Fumes from welding mild steel need better protection

Health and Safety Executives new requirements regarding extraction of welding fumes take immediate effect

Who is affected?

All workers, employers, self-employed, contractors and any others who undertake welding activities including mild steel, in any industry.


  • New scientific evidence suggests that exposure to all welding fume, including mild steel welding fume, can cause lung cancer.
  • Limited evidence also suggests link to kidney cancer.
  • As a result there is a change in HSE enforcement expectations in relation to the control of exposure of welding fume, including that from mild steel welding.
  • All businesses undertaking welding activities should ensure effective engineering controls are provided and correctly used to control fume arising from those welding activities.
  • Where engineering controls are not adequate to control all fume exposure, adequate and suitable respiratory protective equipment (RPE) is also required to control risk from the residual fume.

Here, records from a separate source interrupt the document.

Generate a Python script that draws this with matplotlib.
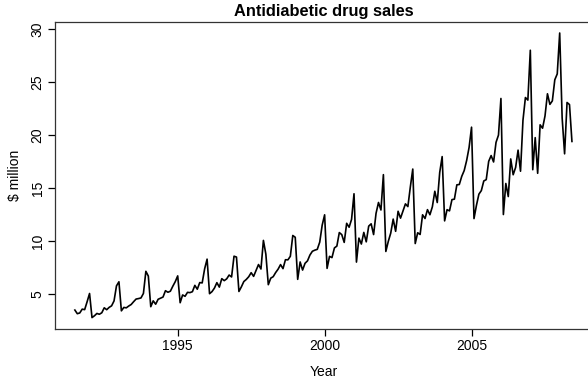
import numpy as np
import matplotlib.pyplot as plt

plt.rcParams['font.family'] = ['Liberation Sans', 'DejaVu Sans']

# monthly sales, July 1991 - June 2008
start = 1991 + 6 / 12
sales = [
    3.526591, 3.180891, 3.252221, 3.611003, 3.565869, 4.306371,
    5.088335, 2.814520, 2.985811, 3.204780, 3.127578, 3.270523, 3.737851, 3.558776, 3.777202, 3.924490, 4.386531, 5.810549,
    6.192068, 3.450857, 3.772307, 3.734303, 3.905399, 4.049687, 4.315566, 4.562185, 4.608662, 4.667851, 5.093841, 7.179962,
    6.731473, 3.841278, 4.394076, 4.075341, 4.540645, 4.645615, 4.752607, 5.350605, 5.204455, 5.301651, 5.773742, 6.204593,
    6.749484, 4.216067, 4.949349, 4.823045, 5.194754, 5.170787, 5.256742, 5.855277, 5.490729, 6.115293, 6.088473, 7.416598,
    8.329452, 5.069796, 5.262557, 5.597126, 6.110296, 5.689161, 6.486849, 6.300569, 6.467476, 6.828629, 6.649078, 8.606937,
    8.524471, 5.277918, 5.714303, 6.214529, 6.411929, 6.667716, 7.050831, 6.704919, 7.250988, 7.819733, 7.398101, 10.096233,
    8.798513, 5.918261, 6.534493, 6.675736, 7.064201, 7.383381, 7.813496, 7.431892, 8.275117, 8.260441, 8.596156, 10.558939,
    10.391416, 6.421535, 8.062619, 7.297739, 7.936916, 8.165323, 8.717420, 9.070964, 9.177113, 9.251887, 9.933136, 11.532974,
    12.511462, 7.457199, 8.591191, 8.474000, 9.386803, 9.560399, 10.834295, 10.643751, 9.908162, 11.710041, 11.340151, 12.079132,
    14.497580, 8.049756, 10.312819, 9.753540, 10.850967, 9.961588, 11.443266, 11.659239, 10.647060, 12.652134, 13.674466, 12.965735,
    16.300269, 9.053485, 10.002449, 10.788750, 12.106705, 10.954101, 12.844566, 12.196500, 12.854748, 13.542004, 13.287640, 15.134918,
    16.828350, 9.800215, 10.816994, 10.654223, 12.512323, 12.161210, 12.998046, 12.517276, 13.268658, 14.733622, 13.669382, 16.503966,
    18.003768, 11.938030, 12.997900, 12.882645, 13.943447, 13.989472, 15.339097, 15.370764, 16.142005, 16.685754, 17.636728, 18.869325,
    20.778723, 12.154552, 13.402392, 14.459239, 14.795102, 15.705248, 15.829550, 17.554701, 18.100864, 17.496668, 19.347265, 20.031291,
    23.486694, 12.536987, 15.467018, 14.233539, 17.783058, 16.291602, 16.980282, 18.612189, 16.623343, 21.430241, 23.575517, 23.334206,
    28.038383, 16.763869, 19.792754, 16.427305, 21.000742, 20.681002, 21.834890, 23.930204, 22.930357, 23.263340, 25.250030, 25.806090,
    29.665356, 21.654285, 18.264945, 23.107677, 22.912510, 19.431740,
]
year_ticks = [1995, 2000, 2005]
sales_ticks = [5, 10, 15, 20, 25, 30]

t = start + np.arange(len(sales)) / 12

fig = plt.figure(figsize=(5.88, 3.79), dpi=100)
ax = fig.add_axes([0.0935, 0.132, 0.913, 0.811])
ax.plot(t, sales, color='black', lw=1.2)

# R-style 4% padding on both axes
xr = t[-1] - t[0]
yr = max(sales) - min(sales)
ax.set_xlim(t[0] - 0.04 * xr, t[-1] + 0.04 * xr)
ax.set_ylim(min(sales) - 0.04 * yr, max(sales) + 0.04 * yr)

ax.set_xticks(year_ticks)
ax.set_yticks(sales_ticks)
ax.set_yticklabels([str(v) for v in sales_ticks], rotation=90, va='center')
ax.tick_params(direction='out', length=5, width=0.9, labelsize=10, colors='black', pad=2.5)
for s in ax.spines.values():
    s.set_linewidth(0.9)
    s.set_color('#333333')

ax.set_title('Antidiabetic drug sales', fontsize=11.8, fontweight='bold', pad=4)
ax.set_xlabel('Year', fontsize=10, labelpad=8.5)
ax.set_ylabel('$ million', fontsize=10, labelpad=6)

fig.savefig('out.png', dpi=100)
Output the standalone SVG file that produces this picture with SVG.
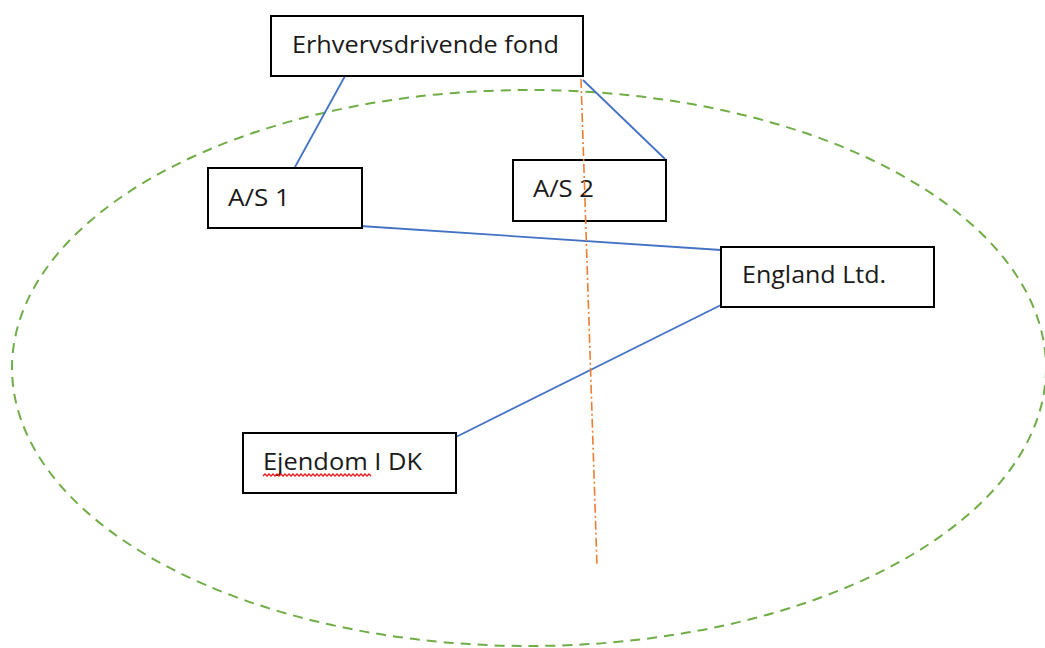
<svg xmlns="http://www.w3.org/2000/svg" width="1045" height="648" viewBox="0 0 1045 648">
<style>
.box{fill:#fff;stroke:#000;stroke-width:2}
.lbl{font-family:"Open Sans","Liberation Sans",sans-serif;font-size:24px;fill:#1a1a1a}
.conn{stroke:#4472C4;stroke-width:1.8;fill:none}
</style>
<rect width="1045" height="648" fill="#fff"/>
<ellipse id="boundary" cx="529" cy="368" rx="517" ry="278" fill="none" stroke="#70AD47" stroke-width="2" stroke-dasharray="10 7"/>
<g id="connectors">
<line class="conn" x1="345" y1="76" x2="295" y2="167"/>
<line class="conn" x1="583" y1="80" x2="665" y2="159"/>
<line class="conn" x1="360" y1="226" x2="721" y2="250"/>
<line class="conn" x1="721" y1="305" x2="456" y2="437"/>
</g>
<g id="fond">
<rect class="box" x="271" y="16" width="312" height="60"/>
<text class="lbl" x="292" y="53" textLength="267" lengthAdjust="spacingAndGlyphs">Erhvervsdrivende fond</text>
</g>
<g id="as1">
<rect class="box" x="208" y="168" width="154" height="60"/>
<text class="lbl" x="228" y="206" textLength="62" lengthAdjust="spacingAndGlyphs">A/S 1</text>
</g>
<g id="as2">
<rect class="box" x="513" y="160" width="153" height="61"/>
<text class="lbl" x="533" y="197" textLength="61" lengthAdjust="spacingAndGlyphs">A/S 2</text>
</g>
<g id="england">
<rect class="box" x="721" y="247" width="213" height="60"/>
<text class="lbl" x="742" y="283" textLength="144" lengthAdjust="spacingAndGlyphs">England Ltd.</text>
</g>
<g id="ejendom">
<rect class="box" x="243" y="433" width="213" height="60"/>
<text class="lbl" x="263" y="470" textLength="159" lengthAdjust="spacingAndGlyphs">Ejendom I DK</text>
<path d="M263 476 l2 -2 l2 2 l2 -2 l2 2 l2 -2 l2 2 l2 -2 l2 2 l2 -2 l2 2 l2 -2 l2 2 l2 -2 l2 2 l2 -2 l2 2 l2 -2 l2 2 l2 -2 l2 2 l2 -2 l2 2 l2 -2 l2 2 l2 -2 l2 2 l2 -2 l2 2 l2 -2 l2 2 l2 -2 l2 2 l2 -2 l2 2 l2 -2 l2 2 l2 -2 l2 2 l2 -2 l2 2 l2 -2 l2 2 l2 -2 l2 2 l2 -2 l2 2 l2 -2 l2 2 l2 -2 l2 2 l2 -2 l2 2 l2 -2 l2 2" fill="none" stroke="#E02020" stroke-width="1.4"/>
</g>
<line id="divider" x1="581" y1="79" x2="597" y2="566" stroke="#ED7D31" stroke-width="1.6" stroke-dasharray="9 3 2 3"/>
</svg>
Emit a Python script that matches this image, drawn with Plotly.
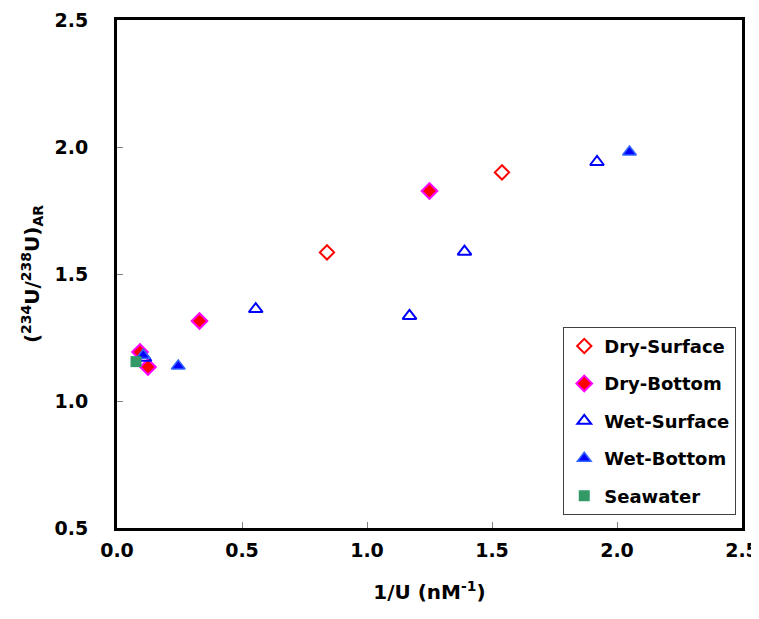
import plotly.graph_objects as go

# Data
dry_surface_x = [0.84, 1.54]
dry_surface_y = [1.585, 1.90]

dry_bottom_x = [0.092, 0.124, 0.33, 1.25]
dry_bottom_y = [1.193, 1.134, 1.315, 1.827]

wet_surface_x = [0.11, 0.555, 1.17, 1.39, 1.92]
wet_surface_y = [1.17, 1.362, 1.335, 1.588, 1.941]

wet_bottom_x = [0.105, 0.245, 2.05]
wet_bottom_y = [1.18, 1.138, 1.98]

seawater_x = [0.076]
seawater_y = [1.155]

x_ticks = [0.0, 0.5, 1.0, 1.5, 2.0, 2.5]
y_ticks = [0.5, 1.0, 1.5, 2.0, 2.5]

FONT = "DejaVu Sans, Arial, sans-serif"

fig = go.Figure()
fig.add_trace(go.Scatter(
    x=dry_surface_x, y=dry_surface_y, mode="markers", name="<b>Dry-Surface</b>",
    legendgroup="a",
    marker=dict(symbol="diamond-open", size=11, color="#FF0000", line=dict(width=2, color="#FF0000")),
))
fig.add_trace(go.Scatter(
    x=dry_bottom_x, y=dry_bottom_y, mode="markers", name="<b>Dry-Bottom</b>",
    legendgroup="b",
    marker=dict(symbol="diamond", size=12, color="#FF0000", line=dict(width=2, color="#FF00FF")),
))
fig.add_trace(go.Scatter(
    x=wet_surface_x, y=wet_surface_y, mode="markers", name="<b>Wet-Surface</b>",
    legendgroup="c",
    marker=dict(symbol="triangle-up-open", size=12, color="#0000FF", line=dict(width=2, color="#0000FF")),
))
fig.add_trace(go.Scatter(
    x=wet_bottom_x, y=wet_bottom_y, mode="markers", name="<b>Wet-Bottom</b>",
    legendgroup="d",
    marker=dict(symbol="triangle-up", size=12, color="#0000FF", line=dict(width=1.5, color="#3366FF")),
))
fig.add_trace(go.Scatter(
    x=seawater_x, y=seawater_y, mode="markers", name="<b>Seawater</b>",
    legendgroup="e",
    marker=dict(symbol="square", size=11, color="#339966", line=dict(width=0)),
))

axis_common = dict(
    showline=True, linewidth=3, linecolor="black", mirror=True,
    showgrid=False, zeroline=False, automargin=False,
    ticks="inside", ticklen=6, tickwidth=1, tickcolor="#808080",
    tickfont=dict(family=FONT, size=19, color="black", weight="bold"),
    tickformat=".1f",
)

fig.update_xaxes(
    range=[0, 2.5], tickvals=x_ticks, ticklabelstandoff=3,
    title=dict(text="<b>1/U (nM<sup>-1</sup>)</b>", font=dict(family=FONT, size=20, color="black"), standoff=26),
    **axis_common,
)
fig.update_yaxes(
    range=[0.5, 2.5], tickvals=y_ticks, ticklabelstandoff=22,
    title=dict(text="<b>(<sup>234</sup>U/<sup>238</sup>U)<sub>AR</sub></b>", font=dict(family=FONT, size=20, color="black"), standoff=10),
    **axis_common,
)

fig.update_layout(
    width=759, height=619,
    margin=dict(l=109, r=25, t=12, b=99),
    paper_bgcolor="white", plot_bgcolor="white",
    showlegend=True,
    legend=dict(
        x=0.714, y=0.396, xanchor="left", yanchor="top",
        bgcolor="white", bordercolor="#404040", borderwidth=1,
        font=dict(family=FONT, size=18, color="black"),
        traceorder="grouped", tracegroupgap=11,
        itemwidth=30,
    ),
)

fig.write_html("out.html")
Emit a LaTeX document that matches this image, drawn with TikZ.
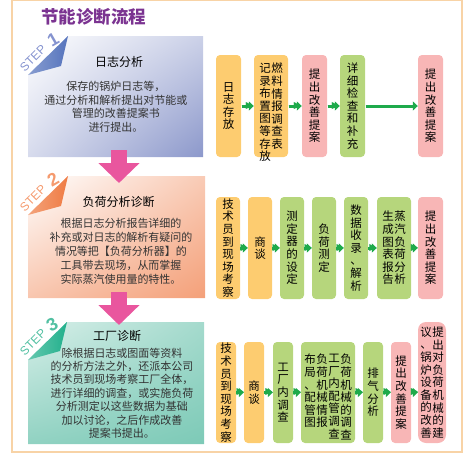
\documentclass[tikz,border=0pt]{standalone}
\usepackage{fontspec}
\setmainfont{Noto Sans CJK SC}
\newfontfamily\latinsans{Liberation Sans}
\newfontfamily\dejavu{DejaVu Sans}
\usetikzlibrary{arrows.meta,shadings}
\definecolor{framec}{HTML}{F8D3A6}
\definecolor{titlec}{HTML}{7B3391}
\definecolor{boxo}{HTML}{FDCC70}
\definecolor{boxp}{HTML}{F8B6B6}
\definecolor{boxg}{HTML}{B6D67C}
\definecolor{arrowgreen}{RGB}{30,170,75}
\definecolor{arrp}{HTML}{E9569E}
\definecolor{bodyc}{HTML}{333333}
\definecolor{bluec}{HTML}{8C98CB}
\definecolor{bluefold}{HTML}{5674BD}
\definecolor{bluestep}{HTML}{8593CF}
\definecolor{oranc}{HTML}{F4A079}
\definecolor{oranfold}{HTML}{EF7B43}
\definecolor{oranstep}{HTML}{F59A6E}
\definecolor{tealc}{HTML}{7DCAB7}
\definecolor{tealfold}{HTML}{22B08C}
\definecolor{tealstep}{HTML}{52C0A2}
\def\vstackaux#1{\ifx\relax#1\else\hbox to 1em{\hss#1\hss}\expandafter\vstackaux\fi}
\newcommand\vt[1]{\vbox{\baselineskip=12.6pt\lineskiplimit=-100pt\relax\vstackaux#1\relax}}
\newcommand\garrowtext[1]{\textcolor{arrowgreen}{$\vcenter{\hbox{\rule{#1}{3pt}}}\kern-0.8pt\vcenter{\hbox{\dejavu\fontsize{9.5}{9.5}\selectfont ▶}}$}}
\tikzset{
  ob/.style={fill=boxo,rounded corners=4pt,inner sep=0pt,font=\fontsize{11.5}{12.6}\selectfont},
  pb/.style={fill=boxp,rounded corners=4pt,inner sep=0pt,font=\fontsize{11.5}{12.6}\selectfont},
  gb/.style={fill=boxg,rounded corners=4pt,inner sep=0pt,font=\fontsize{11.5}{12.6}\selectfont},
  coltext/.style={inner sep=0pt,anchor=north,font=\fontsize{11.5}{12.6}\selectfont},
  colmid/.style={inner sep=0pt,font=\fontsize{11.5}{12.6}\selectfont},
  garrow/.style={draw=arrowgreen,line width=3pt,shorten <=0.5pt,-{Triangle[length=5pt,width=9pt]}},
  gtip/.style={inner sep=0pt,outer sep=0pt},
  parrow/.style={draw=arrp,line width=16pt,-{Triangle[length=20pt,width=40pt]}},
  ptitle/.style={inner sep=0pt,font=\fontsize{12}{14}\selectfont,text=black},
  pbody/.style={inner sep=0pt,align=center,text=bodyc},
  steptxt/.style={inner sep=0pt,rotate=45,font=\latinsans\fontsize{12}{12}\selectfont},
  stepnum/.style={inner sep=0pt,rotate=30,font=\latinsans\bfseries\fontsize{18}{18}\selectfont},
}
\begin{document}
\begin{tikzpicture}[x=1pt,y=-1pt]
\useasboundingbox (0,0) rectangle (472,458);
% frame
\draw[framec,line width=1.2pt] (12,0.6) rectangle (462,452);
% title
\node[inner sep=0pt,text=titlec,font=\bfseries\fontsize{17.5}{18}\selectfont] (title) at (94,17) {节能诊断流程};

% ---------- panel 1
\shade[upper left=white,upper right=bluec!45,lower left=bluec!35,lower right=bluec]
  (68,36) -- (203,36) -- (203,157) -- (28,157) -- (28,75) -- cycle;
\shade[left color=bluefold!70,right color=bluefold] (68,36) -- (61,66) -- (28,75) -- cycle;
\node[steptxt,text=bluestep] (s1) at (33,58) {STEP};
\node[stepnum,text=bluestep] (n1) at (53,40) {1};
\node[ptitle] (p1t) at (119,62) {日志分析};
\node[pbody,font=\fontsize{11}{13.5}\selectfont] (p1b) at (116,107) {保存的锅炉日志等，\\通过分析和解析提出对节能或\\管理的改善提案书\\进行提出。};

% ---------- panel 2
\shade[upper left=white,upper right=oranc!55,lower left=oranc!60,lower right=oranc]
  (68,176) -- (205,176) -- (205,298) -- (28,298) -- (28,215) -- cycle;
\shade[left color=oranfold!70,right color=oranfold] (68,176) -- (61,206) -- (28,215) -- cycle;
\node[steptxt,text=oranstep] (s2) at (33,198) {STEP};
\node[stepnum,text=oranstep] (n2) at (53,180) {2};
\node[ptitle] (p2t) at (118.5,202) {负荷分析诊断};
\node[pbody,font=\fontsize{11}{14}\selectfont] (p2b) at (121,251) {根据日志分析报告详细的\\补充或对日志的解析有疑问的\\情况等把【负荷分析器】的\\工具带去现场，从而掌握\\实际蒸汽使用量的特性。};

% ---------- panel 3
\shade[upper left=tealc!30,upper right=tealc!70,lower left=tealc!85,lower right=tealc]
  (67,322) -- (204,322) -- (204,444) -- (28,444) -- (28,360) -- cycle;
\shade[left color=tealfold!70,right color=tealfold] (67,322) -- (60,351) -- (28,360) -- cycle;
\node[steptxt,text=tealstep] (s3) at (33,342) {STEP};
\node[stepnum,text=tealstep] (n3) at (52,325) {3};
\node[ptitle] (p3t) at (117,336) {工厂诊断};
\node[pbody,font=\fontsize{11}{13.4}\selectfont] (p3b) at (122,393) {除根据日志或图面等资料\\的分析方法之外，还派本公司\\技术员到现场考察工厂全体，\\进行详细的调查，或实施负荷\\分析测定以这些数据为基础\\加以讨论，之后作成改善\\提案书提出。};

% pink arrows
\coordinate (a1s) at (119,150); \coordinate (a1e) at (119,183);
\coordinate (a2s) at (119,292); \coordinate (a2e) at (119,325);
\draw[parrow] (a1s) -- (a1e);
\draw[parrow] (a2s) -- (a2e);

% ---------- row 1
\node[ob,minimum width=25pt,minimum height=102pt] (r1a) at (228.5,106) {\vt{日志存放}};
\node[ob,minimum width=34pt,minimum height=102pt] (r1b) at (271,106) {};
\node[coltext] (r1b1) at (277,63) {\vt{燃料情报调查表}};
\node[coltext] (r1b2) at (265,63) {\vt{记录布置图等存放}};
\node[pb,minimum width=25pt,minimum height=102pt] (r1c) at (314.5,106) {\vt{提出改善提案}};
\node[gb,minimum width=25pt,minimum height=102pt] (r1d) at (352.5,106) {\vt{详细检查和补充}};
\node[pb,minimum width=25pt,minimum height=102pt] (r1e) at (430.5,106) {\vt{提出改善提案}};
\draw[garrow] (r1a.east) -- (r1b.west);
\draw[garrow] (r1b.east) -- (r1c.west);
\draw[garrow] (r1c.east) -- (r1d.west);
\draw[garrow] (r1d.east) -- (r1e.west);
\node[gtip] (t11) at (247.5,106) {\garrowtext{5pt}};
\node[gtip] (t12) at (295,106) {\garrowtext{6pt}};
\node[gtip] (t13) at (333.5,106) {\garrowtext{5pt}};

% ---------- row 2
\node[ob,minimum width=24pt,minimum height=102pt] (r2a) at (228,248) {\vt{技术员到现场考察}};
\node[ob,minimum width=24pt,minimum height=102pt] (r2b) at (260,248) {\vt{商谈}};
\node[gb,minimum width=24pt,minimum height=102pt] (r2c) at (292,248) {\vt{测定器的设定}};
\node[gb,minimum width=24pt,minimum height=102pt] (r2d) at (324,248) {\vt{负荷测定}};
\node[gb,minimum width=24pt,minimum height=102pt] (r2e) at (356,248) {\vt{数据收录、解析}};
\node[gb,minimum width=34pt,minimum height=102pt] (r2f) at (394,248) {};
\node[colmid] (r2f1) at (400,248) {\vt{蒸汽负荷分析}};
\node[colmid] (r2f2) at (388,248) {\vt{生成图表报告}};
\node[pb,minimum width=25pt,minimum height=102pt] (r2g) at (430.5,248) {\vt{提出改善提案}};
\draw[garrow] (r2a.east) -- (r2b.west);
\draw[garrow] (r2b.east) -- (r2c.west);
\draw[garrow] (r2c.east) -- (r2d.west);
\draw[garrow] (r2d.east) -- (r2e.west);
\draw[garrow] (r2e.east) -- (r2f.west);
\draw[garrow] (r2f.east) -- (r2g.west);
\node[gtip] (t21) at (244,248) {\garrowtext{1.5pt}};
\node[gtip] (t22) at (276,248) {\garrowtext{1.5pt}};
\node[gtip] (t23) at (308,248) {\garrowtext{1.5pt}};
\node[gtip] (t24) at (340,248) {\garrowtext{1.5pt}};
\node[gtip] (t25) at (372.5,248) {\garrowtext{2pt}};
\node[gtip] (t26) at (414.5,248) {\garrowtext{1pt}};

% ---------- row 3
\node[ob,minimum width=20pt,minimum height=101pt] (r3a) at (226,392.5) {\vt{技术员到现场考察}};
\node[ob,minimum width=20pt,minimum height=101pt] (r3b) at (254,392.5) {\vt{商谈}};
\node[gb,minimum width=20pt,minimum height=101pt] (r3c) at (283,392.5) {\vt{工厂内调查}};
\node[gb,minimum width=54pt,minimum height=101pt] (r3d) at (328,392.5) {};
\node[coltext] (r3d1) at (346,354) {\vt{负荷机械的调查}};
\node[coltext] (r3d2) at (334,354) {\vt{工厂内配管调查}};
\node[coltext] (r3d3) at (322,354) {\vt{负荷机械情报}};
\node[coltext] (r3d4) at (310,354) {\vt{布局、配管图}};
\node[gb,minimum width=20pt,minimum height=101pt] (r3e) at (373,392.5) {\vt{排气分析}};
\node[pb,minimum width=20pt,minimum height=101pt] (r3f) at (401,392.5) {\vt{提出改善提案}};
\node[pb,rounded corners=8pt,minimum width=28pt,minimum height=121pt] (r3g) at (432,382.5) {};
\node[colmid] (r3g1) at (438,382.5) {\vt{提出对负荷机械的建}};
\node[colmid] (r3g2) at (426,382.5) {\vt{议、锅炉设备的改善}};
\draw[garrow] (r3a.east) -- (r3b.west);
\draw[garrow] (r3b.east) -- (r3c.west);
\draw[garrow] (r3c.east) -- (r3d.west);
\draw[garrow] (r3d.east) -- (r3e.west);
\draw[garrow] (r3e.east) -- (r3f.west);
\draw[garrow] (r3f.east) -- (r3f.east -| r3g.west);
\node[gtip] (t31) at (240,392.5) {\garrowtext{1.5pt}};
\node[gtip] (t32) at (268.5,392.5) {\garrowtext{2pt}};
\node[gtip] (t33) at (297,392.5) {\garrowtext{1.5pt}};
\node[gtip] (t34) at (359,392.5) {\garrowtext{1.5pt}};
\node[gtip] (t35) at (387,392.5) {\garrowtext{1.5pt}};
\node[gtip] (t36) at (414.5,392.5) {\garrowtext{1pt}};
\end{tikzpicture}
\end{document}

With immediate effect, there is a strengthening of HSE’s enforcement expectation for all welding fume…

The International Agency for Research on Cancer has brought to light new scientific evidence that exposure to mild steel welding fumes can cause lung cancer and possible kidney cancer in humans. Mild steel welding fume has been re-classified by The Workplace Health Expert Committee as a human carcinogen (a substance capable of causing cancer in living tissue).

With immediate effect, there is a strengthening of HSE’s enforcement expectation for all welding fume, including mild steel welding; because general ventilation does not achieve the necessary control.

All welding indoors will require suitable engineering controls such as LEV (Local Exhaust Ventilation) to control the cancer risk as well as control exposure to manganese, which is present in mild steel welding and can cause neurological effects similar to Parkinson’s disease.

This should be supplemented with RPE (Respiratory Protective Equipment) to protect against residual fume where LEV alone does not adequately control exposure.

Welding undertaken outdoors will need appropriate RPE and welders should be suitably instructed and trained in using these controls.

Action required:

  1. Make sure exposure to any welding fume released is adequately controlled using engineering controls (typically LEV).
  2. Make sure suitable controls are provided for all welding activities, irrelevant of duration.  This includes welding outdoors.
  3. Where engineering controls alone cannot control exposure, then adequate and suitable RPE should be provided to control risk from any residual fume.
  4. Make sure all engineering controls are correctly used, suitably maintained and are subject to thorough examination and test where required.